FLAME in the news | July 16, 2021

Unlike today’s Bollywood actors, Dilip Kumar never withheld from speaking his mind

The recent demise of thespian Dilip Kumar has led to an outpouring of grief on social media and quite rightly so. The nation has just lost one of its most consummate actors who will always be cherished for his versatility. While reminiscing his work, people will discuss Daag, Naya Daur, Madhumati, Sagina Mahato, Shakti and other films. Though he had retired from acting and was ailing for a long time, his presence served as a reminder of a sensibility that has now come to elude the contemporary Hindi film industry.

Standing up for causes

Kumar was a successful actor, a superstar so to speak who never withheld from speaking his mind or endorsing the causes that he believed in, most of which were humanitarian. He was regularly involved in relief work during the various riots that rocked Mumbai. He stood resolute with Deepa Mehta when she was vilified and attacked during the release of her controversial film, Fire. Kumar frequently spoke against and denounced acts of fascism and majoritarian fanaticism. In the late 1990s, he went to Lucknow to express solidarity with the cultural organisation, Sahmat, after it met with a vicious attack by communal goons. Kumar’s detractors bayed for his blood and often threatened him with consequences by regularly protesting outside his Mumbai residence, but the actor refused to yield to political pressure.

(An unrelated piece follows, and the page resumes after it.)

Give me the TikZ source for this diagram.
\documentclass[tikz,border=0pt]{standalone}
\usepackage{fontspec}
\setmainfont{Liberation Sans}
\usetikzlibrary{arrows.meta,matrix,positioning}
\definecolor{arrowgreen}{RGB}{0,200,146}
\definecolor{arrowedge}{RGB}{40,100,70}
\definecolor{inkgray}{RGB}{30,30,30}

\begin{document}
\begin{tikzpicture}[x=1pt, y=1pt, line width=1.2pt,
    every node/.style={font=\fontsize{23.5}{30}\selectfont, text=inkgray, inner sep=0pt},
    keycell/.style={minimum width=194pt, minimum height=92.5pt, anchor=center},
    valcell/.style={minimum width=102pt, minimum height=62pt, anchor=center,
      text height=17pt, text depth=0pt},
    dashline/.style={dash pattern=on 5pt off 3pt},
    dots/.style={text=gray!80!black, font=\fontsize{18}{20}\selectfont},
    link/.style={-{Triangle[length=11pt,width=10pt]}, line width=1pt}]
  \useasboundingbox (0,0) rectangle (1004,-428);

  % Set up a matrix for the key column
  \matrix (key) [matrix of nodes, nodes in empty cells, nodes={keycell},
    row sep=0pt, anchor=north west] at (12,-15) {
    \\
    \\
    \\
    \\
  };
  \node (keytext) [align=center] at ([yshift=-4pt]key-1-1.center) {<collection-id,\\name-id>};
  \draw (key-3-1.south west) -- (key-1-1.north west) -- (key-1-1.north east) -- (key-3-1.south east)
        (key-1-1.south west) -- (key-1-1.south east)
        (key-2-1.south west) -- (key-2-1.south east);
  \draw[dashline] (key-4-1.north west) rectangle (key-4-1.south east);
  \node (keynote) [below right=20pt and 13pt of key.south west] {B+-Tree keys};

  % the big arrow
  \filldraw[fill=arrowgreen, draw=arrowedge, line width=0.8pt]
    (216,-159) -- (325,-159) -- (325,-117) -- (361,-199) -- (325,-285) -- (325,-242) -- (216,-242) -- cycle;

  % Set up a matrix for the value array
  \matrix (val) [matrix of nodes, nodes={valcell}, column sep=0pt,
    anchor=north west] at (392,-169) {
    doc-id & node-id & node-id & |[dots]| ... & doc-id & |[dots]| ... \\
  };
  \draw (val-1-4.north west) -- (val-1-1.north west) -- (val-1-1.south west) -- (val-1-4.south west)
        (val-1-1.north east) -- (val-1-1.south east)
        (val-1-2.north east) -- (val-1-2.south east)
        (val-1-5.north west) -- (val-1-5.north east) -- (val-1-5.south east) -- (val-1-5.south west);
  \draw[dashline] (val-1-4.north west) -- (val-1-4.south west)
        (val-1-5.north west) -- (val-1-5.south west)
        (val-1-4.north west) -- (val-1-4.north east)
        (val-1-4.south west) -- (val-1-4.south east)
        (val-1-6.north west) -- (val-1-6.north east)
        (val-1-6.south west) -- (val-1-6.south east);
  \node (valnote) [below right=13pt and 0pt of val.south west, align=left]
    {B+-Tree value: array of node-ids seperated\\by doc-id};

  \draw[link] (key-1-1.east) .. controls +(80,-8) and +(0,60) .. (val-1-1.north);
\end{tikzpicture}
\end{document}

This idealism or ability to confront the truth is a rarity in contemporary Bollywood. Increasingly, over the last few years, its films have taken a hypernationalistic turn, often distorting history to please a certain majoritarian sentiment. This distortion of history via film is an effective strategy aimed at proselytisation. There are several examples of such films, including Kesari, Tanhaji and Panipat. The trend of such films has increased. Several are in the pipeline clearly with an eye on commercial benefits.

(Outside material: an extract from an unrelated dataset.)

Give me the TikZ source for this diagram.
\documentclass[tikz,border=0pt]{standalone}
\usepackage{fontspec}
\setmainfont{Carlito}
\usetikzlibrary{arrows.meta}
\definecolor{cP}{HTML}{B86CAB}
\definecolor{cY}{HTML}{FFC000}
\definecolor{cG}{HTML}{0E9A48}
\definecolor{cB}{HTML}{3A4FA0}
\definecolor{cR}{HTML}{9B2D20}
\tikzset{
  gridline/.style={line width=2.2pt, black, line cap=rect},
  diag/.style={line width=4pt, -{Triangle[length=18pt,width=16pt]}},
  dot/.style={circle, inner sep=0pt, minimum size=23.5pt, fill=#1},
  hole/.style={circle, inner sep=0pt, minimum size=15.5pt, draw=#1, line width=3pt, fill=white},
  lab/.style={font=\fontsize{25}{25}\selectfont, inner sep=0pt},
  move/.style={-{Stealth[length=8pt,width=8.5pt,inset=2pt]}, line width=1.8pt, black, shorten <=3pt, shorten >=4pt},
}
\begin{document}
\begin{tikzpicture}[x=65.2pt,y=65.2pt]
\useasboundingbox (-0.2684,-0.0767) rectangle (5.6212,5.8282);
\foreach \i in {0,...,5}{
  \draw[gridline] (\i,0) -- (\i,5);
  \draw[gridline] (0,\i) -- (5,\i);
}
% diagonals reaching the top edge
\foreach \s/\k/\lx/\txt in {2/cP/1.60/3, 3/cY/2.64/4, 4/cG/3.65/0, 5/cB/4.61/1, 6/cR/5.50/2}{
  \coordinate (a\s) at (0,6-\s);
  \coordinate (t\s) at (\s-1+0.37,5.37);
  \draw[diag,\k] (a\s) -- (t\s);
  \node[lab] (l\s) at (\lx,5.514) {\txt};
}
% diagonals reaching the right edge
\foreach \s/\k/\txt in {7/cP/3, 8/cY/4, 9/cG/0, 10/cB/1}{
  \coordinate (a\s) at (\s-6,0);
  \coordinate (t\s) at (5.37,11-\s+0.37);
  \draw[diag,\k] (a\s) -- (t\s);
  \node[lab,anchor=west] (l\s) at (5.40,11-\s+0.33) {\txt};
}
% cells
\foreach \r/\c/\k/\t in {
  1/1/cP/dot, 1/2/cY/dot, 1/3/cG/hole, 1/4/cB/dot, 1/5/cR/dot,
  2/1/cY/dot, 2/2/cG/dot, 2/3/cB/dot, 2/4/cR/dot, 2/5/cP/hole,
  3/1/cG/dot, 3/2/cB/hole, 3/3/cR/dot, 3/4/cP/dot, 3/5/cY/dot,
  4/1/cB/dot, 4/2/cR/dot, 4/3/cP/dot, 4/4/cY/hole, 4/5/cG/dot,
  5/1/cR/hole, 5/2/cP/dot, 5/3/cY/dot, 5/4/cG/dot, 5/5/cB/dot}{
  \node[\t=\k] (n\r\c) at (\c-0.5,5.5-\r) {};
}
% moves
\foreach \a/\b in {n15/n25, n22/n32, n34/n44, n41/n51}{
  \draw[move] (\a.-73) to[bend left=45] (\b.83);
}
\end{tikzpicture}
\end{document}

What are the top stars of Bollywood doing to combat the climate of hate that prevails in the country? Most of them have gone silent. Some who spoke up in the past were viciously trolled into silence, their films threatened with boycott. Commercial gains have suppressed larger interests. At the end of the day, it is a commerce-driven industry, and the personal wealth of the stars is also determined by the prospects of their films. However, this same lot that can’t stop talking about Kumar as an inspiration to them needs to engage in some self-reflection. Here, perhaps we also need to ask: was Dilip Kumar part of a different India where an actor could protest and still get work without the fear of larger curbs? It must be said that Kumar was also enthused by the progressive ideals of a newly independent India which the current lot of superstars lack completely.

Far from reality

The ongoing pandemic has further radicalised our viewing habits. With a surge of OTT platforms, there is a new access and heightened awareness amongst the mainstream Hindi cinema audience about other Indian film cultures such as Tamil and Malayalam. New as well as old films are released and available on these platforms. Watching Malayalam and Tamil cinemas specifically alongside contemporary Hindi cinema has made audiences realise that the larger questions and concerns facing the country are perhaps posed in those film cultures beyond the glamour citadel of Mumbai whose cinema seems to be increasingly irrelevant to the reality of contemporary India. Contemporary Hindi cinema has nothing to compare with films like Karnan or Veyilmarangal. Purely fantasy-based escapist cinema can never outperform cinema confronting the real. What will Hindi cinema do when this realisation dawns upon its audiences? May be Kumar’s death could be reckoned as a wakeup call to attempt necessary course correction.